## EXERCISE DESCRIPTION
Write out, word for word, every line from the first one through the line that holds "(9,8) rectangle (1295,1022);", and nothing else; skip the pictures.

## PROVIDED MATERIAL
— Start —
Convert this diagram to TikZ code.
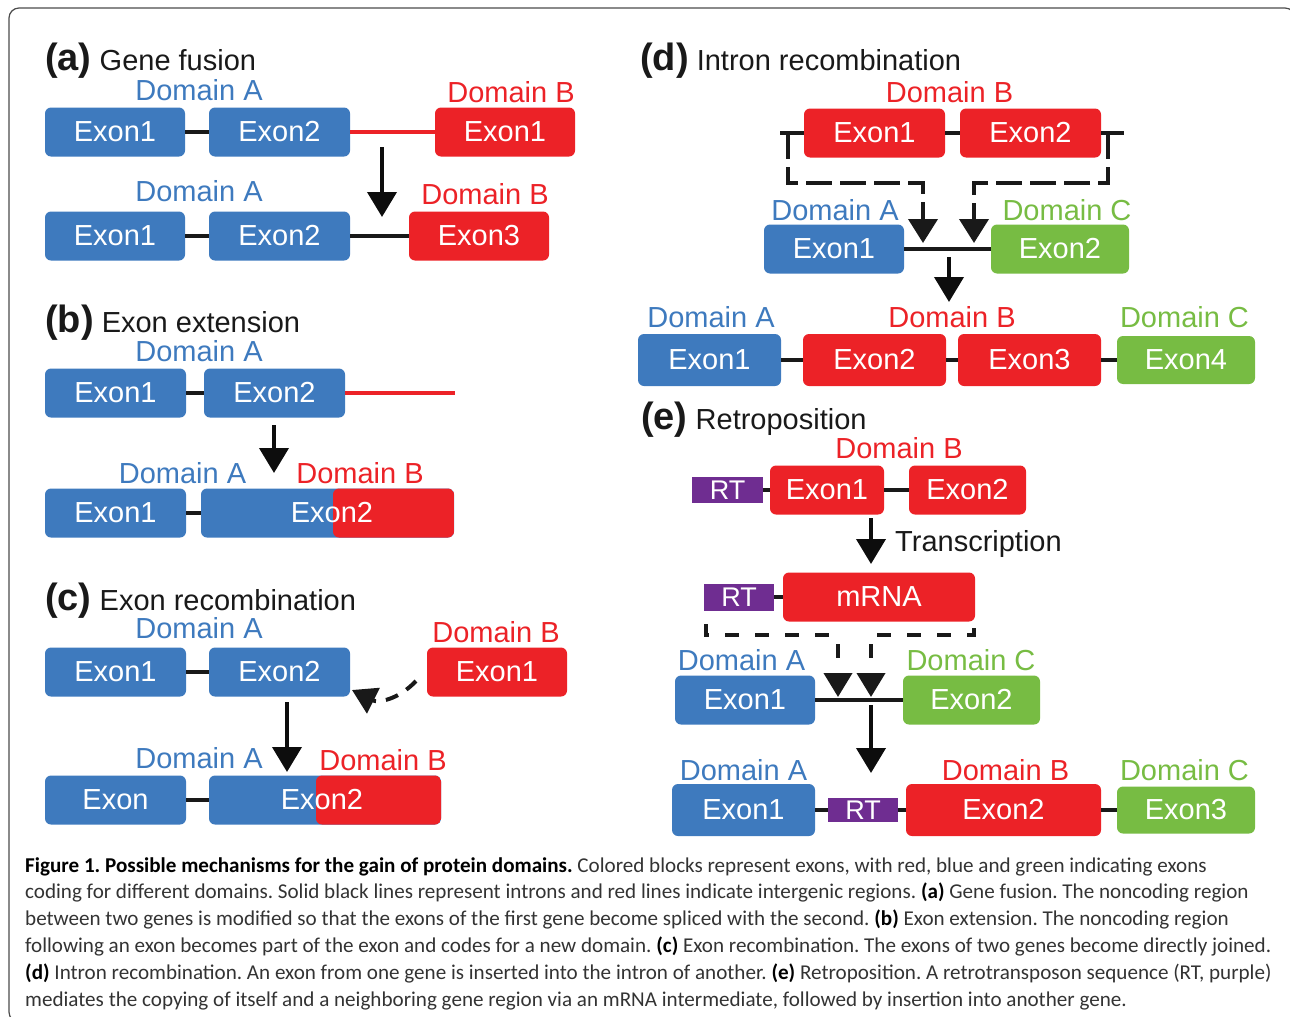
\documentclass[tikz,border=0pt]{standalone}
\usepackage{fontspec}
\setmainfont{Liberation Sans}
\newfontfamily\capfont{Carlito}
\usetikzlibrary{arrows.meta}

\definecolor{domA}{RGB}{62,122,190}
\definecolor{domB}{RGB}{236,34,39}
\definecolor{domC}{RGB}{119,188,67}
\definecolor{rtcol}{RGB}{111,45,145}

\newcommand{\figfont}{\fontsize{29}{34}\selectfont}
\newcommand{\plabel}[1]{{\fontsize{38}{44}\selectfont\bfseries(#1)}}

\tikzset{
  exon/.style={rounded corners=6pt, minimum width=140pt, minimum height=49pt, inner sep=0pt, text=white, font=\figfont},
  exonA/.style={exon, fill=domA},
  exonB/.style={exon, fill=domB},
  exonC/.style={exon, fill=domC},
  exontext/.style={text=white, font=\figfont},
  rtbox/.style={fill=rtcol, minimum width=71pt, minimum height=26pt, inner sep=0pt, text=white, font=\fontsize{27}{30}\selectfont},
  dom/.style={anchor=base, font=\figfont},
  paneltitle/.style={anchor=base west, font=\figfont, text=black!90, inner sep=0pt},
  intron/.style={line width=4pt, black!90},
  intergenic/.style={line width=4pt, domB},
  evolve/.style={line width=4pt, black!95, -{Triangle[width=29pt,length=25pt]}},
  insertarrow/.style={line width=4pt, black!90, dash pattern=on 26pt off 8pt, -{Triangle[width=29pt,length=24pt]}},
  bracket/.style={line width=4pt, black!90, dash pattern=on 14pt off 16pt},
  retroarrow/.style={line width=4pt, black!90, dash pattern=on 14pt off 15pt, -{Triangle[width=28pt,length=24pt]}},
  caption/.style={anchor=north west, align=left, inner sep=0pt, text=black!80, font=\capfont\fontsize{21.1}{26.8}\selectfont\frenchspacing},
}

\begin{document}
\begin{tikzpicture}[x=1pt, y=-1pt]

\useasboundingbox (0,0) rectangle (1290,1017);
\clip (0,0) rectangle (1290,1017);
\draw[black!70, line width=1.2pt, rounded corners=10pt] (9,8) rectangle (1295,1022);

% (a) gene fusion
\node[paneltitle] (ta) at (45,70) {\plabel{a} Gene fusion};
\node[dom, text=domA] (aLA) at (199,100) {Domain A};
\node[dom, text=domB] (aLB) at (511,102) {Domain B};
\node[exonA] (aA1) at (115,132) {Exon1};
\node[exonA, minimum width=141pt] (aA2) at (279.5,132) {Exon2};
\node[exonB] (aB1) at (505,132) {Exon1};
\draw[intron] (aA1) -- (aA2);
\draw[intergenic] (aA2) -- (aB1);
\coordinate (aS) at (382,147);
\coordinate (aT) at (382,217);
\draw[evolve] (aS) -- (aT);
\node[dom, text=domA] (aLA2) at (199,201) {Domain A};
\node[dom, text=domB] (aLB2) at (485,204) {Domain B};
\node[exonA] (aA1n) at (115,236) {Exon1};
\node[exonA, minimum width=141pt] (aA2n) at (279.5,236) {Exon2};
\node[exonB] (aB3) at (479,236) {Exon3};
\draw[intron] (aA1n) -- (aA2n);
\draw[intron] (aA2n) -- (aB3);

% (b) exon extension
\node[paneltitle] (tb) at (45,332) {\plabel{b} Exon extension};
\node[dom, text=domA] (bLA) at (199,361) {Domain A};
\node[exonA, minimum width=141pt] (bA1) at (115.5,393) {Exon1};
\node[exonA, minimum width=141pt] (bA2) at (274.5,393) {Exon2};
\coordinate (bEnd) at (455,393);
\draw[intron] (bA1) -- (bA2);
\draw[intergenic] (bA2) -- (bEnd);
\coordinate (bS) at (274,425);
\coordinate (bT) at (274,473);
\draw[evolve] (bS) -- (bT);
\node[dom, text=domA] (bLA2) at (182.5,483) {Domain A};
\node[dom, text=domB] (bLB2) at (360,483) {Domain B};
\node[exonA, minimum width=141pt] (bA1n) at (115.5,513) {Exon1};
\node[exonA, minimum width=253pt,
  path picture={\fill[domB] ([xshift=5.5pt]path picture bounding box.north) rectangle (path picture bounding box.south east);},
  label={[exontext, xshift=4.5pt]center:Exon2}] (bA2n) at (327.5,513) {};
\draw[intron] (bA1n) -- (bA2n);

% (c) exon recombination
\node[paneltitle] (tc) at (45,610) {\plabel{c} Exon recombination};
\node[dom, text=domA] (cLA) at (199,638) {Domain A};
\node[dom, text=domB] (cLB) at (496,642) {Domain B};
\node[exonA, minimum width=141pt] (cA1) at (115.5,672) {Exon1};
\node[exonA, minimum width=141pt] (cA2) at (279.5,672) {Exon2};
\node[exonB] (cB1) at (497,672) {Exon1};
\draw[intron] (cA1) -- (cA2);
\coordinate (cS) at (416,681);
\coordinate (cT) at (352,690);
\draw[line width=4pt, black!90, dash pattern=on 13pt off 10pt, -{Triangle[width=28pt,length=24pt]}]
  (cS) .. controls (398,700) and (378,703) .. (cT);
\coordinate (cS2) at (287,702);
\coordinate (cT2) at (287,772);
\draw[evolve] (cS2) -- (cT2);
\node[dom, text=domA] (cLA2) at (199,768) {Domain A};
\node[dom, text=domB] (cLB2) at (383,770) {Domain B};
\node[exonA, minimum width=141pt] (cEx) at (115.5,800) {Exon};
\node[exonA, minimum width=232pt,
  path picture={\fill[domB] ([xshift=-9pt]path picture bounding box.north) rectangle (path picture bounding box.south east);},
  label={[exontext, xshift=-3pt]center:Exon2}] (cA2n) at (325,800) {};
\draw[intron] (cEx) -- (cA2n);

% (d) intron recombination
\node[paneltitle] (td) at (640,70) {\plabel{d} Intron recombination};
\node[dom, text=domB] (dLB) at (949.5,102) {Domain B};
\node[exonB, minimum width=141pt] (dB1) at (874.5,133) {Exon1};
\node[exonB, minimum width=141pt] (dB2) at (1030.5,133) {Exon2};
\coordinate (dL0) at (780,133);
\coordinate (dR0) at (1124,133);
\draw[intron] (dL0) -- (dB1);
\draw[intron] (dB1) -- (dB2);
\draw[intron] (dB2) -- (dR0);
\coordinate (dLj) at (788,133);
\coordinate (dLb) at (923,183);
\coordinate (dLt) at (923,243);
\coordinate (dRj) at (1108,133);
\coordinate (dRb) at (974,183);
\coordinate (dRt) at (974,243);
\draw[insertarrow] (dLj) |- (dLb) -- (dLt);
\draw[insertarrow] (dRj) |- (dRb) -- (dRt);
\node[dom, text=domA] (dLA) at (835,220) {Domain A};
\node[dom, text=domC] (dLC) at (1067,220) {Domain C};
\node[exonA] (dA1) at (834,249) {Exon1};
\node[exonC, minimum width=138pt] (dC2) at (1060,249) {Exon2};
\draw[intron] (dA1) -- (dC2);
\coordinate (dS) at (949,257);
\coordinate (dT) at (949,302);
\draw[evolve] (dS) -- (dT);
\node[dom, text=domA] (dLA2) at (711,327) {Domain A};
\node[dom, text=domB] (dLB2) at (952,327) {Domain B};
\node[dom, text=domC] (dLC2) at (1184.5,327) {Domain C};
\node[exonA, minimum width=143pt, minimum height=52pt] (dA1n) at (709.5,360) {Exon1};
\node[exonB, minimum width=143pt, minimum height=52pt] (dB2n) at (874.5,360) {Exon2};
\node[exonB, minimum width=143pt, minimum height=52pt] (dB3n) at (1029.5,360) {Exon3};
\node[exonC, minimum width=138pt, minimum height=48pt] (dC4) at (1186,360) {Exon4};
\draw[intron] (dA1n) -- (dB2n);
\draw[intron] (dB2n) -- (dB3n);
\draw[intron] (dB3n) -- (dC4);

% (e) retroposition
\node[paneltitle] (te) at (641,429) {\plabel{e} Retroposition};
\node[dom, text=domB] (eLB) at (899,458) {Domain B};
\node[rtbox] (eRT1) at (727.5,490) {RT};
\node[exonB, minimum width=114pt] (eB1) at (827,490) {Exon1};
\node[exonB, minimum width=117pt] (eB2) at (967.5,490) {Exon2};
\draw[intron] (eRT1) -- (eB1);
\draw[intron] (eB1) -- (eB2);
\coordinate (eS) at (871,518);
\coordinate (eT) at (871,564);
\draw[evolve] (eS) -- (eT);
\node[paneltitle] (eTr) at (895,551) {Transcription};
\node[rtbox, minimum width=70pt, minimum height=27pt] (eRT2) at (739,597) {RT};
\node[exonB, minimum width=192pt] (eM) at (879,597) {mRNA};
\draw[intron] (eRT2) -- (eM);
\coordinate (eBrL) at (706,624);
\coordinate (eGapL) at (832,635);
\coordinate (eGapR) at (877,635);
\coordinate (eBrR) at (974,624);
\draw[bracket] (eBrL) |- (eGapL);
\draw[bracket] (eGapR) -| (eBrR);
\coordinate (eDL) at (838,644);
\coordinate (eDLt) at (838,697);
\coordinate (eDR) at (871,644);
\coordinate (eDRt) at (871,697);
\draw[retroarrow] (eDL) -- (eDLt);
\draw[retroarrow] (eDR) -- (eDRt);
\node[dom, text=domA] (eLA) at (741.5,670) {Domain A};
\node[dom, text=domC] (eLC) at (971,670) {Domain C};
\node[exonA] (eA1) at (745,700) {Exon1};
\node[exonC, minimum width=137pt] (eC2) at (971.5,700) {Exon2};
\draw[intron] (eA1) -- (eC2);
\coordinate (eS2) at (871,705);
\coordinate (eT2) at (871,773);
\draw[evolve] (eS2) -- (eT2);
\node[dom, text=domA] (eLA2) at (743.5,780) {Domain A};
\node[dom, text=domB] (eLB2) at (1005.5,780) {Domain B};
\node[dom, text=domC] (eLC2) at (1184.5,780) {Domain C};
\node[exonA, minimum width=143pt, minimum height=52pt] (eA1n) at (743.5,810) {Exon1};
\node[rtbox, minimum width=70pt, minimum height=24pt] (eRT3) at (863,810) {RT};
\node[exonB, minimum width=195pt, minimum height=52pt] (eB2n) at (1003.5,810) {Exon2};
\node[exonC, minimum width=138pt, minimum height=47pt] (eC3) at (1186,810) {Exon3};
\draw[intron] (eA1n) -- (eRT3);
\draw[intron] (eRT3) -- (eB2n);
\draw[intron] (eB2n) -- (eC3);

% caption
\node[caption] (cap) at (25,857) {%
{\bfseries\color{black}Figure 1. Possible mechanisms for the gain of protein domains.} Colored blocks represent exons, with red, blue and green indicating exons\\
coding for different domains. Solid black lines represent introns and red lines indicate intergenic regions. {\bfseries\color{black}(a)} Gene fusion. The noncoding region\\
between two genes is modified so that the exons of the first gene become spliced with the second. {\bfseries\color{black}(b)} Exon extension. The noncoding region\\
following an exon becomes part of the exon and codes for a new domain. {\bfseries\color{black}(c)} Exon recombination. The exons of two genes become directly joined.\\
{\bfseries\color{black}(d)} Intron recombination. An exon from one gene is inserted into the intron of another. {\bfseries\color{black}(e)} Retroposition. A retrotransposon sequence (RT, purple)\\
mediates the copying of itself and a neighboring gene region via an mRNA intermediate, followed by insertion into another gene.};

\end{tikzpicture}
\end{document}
— End —
## SOLUTION FOR THIS TASK
Convert this diagram to TikZ code.
\documentclass[tikz,border=0pt]{standalone}
\usepackage{fontspec}
\setmainfont{Liberation Sans}
\newfontfamily\capfont{Carlito}
\usetikzlibrary{arrows.meta}

\definecolor{domA}{RGB}{62,122,190}
\definecolor{domB}{RGB}{236,34,39}
\definecolor{domC}{RGB}{119,188,67}
\definecolor{rtcol}{RGB}{111,45,145}

\newcommand{\figfont}{\fontsize{29}{34}\selectfont}
\newcommand{\plabel}[1]{{\fontsize{38}{44}\selectfont\bfseries(#1)}}

\tikzset{
  exon/.style={rounded corners=6pt, minimum width=140pt, minimum height=49pt, inner sep=0pt, text=white, font=\figfont},
  exonA/.style={exon, fill=domA},
  exonB/.style={exon, fill=domB},
  exonC/.style={exon, fill=domC},
  exontext/.style={text=white, font=\figfont},
  rtbox/.style={fill=rtcol, minimum width=71pt, minimum height=26pt, inner sep=0pt, text=white, font=\fontsize{27}{30}\selectfont},
  dom/.style={anchor=base, font=\figfont},
  paneltitle/.style={anchor=base west, font=\figfont, text=black!90, inner sep=0pt},
  intron/.style={line width=4pt, black!90},
  intergenic/.style={line width=4pt, domB},
  evolve/.style={line width=4pt, black!95, -{Triangle[width=29pt,length=25pt]}},
  insertarrow/.style={line width=4pt, black!90, dash pattern=on 26pt off 8pt, -{Triangle[width=29pt,length=24pt]}},
  bracket/.style={line width=4pt, black!90, dash pattern=on 14pt off 16pt},
  retroarrow/.style={line width=4pt, black!90, dash pattern=on 14pt off 15pt, -{Triangle[width=28pt,length=24pt]}},
  caption/.style={anchor=north west, align=left, inner sep=0pt, text=black!80, font=\capfont\fontsize{21.1}{26.8}\selectfont\frenchspacing},
}

\begin{document}
\begin{tikzpicture}[x=1pt, y=-1pt]

\useasboundingbox (0,0) rectangle (1290,1017);
\clip (0,0) rectangle (1290,1017);
\draw[black!70, line width=1.2pt, rounded corners=10pt] (9,8) rectangle (1295,1022);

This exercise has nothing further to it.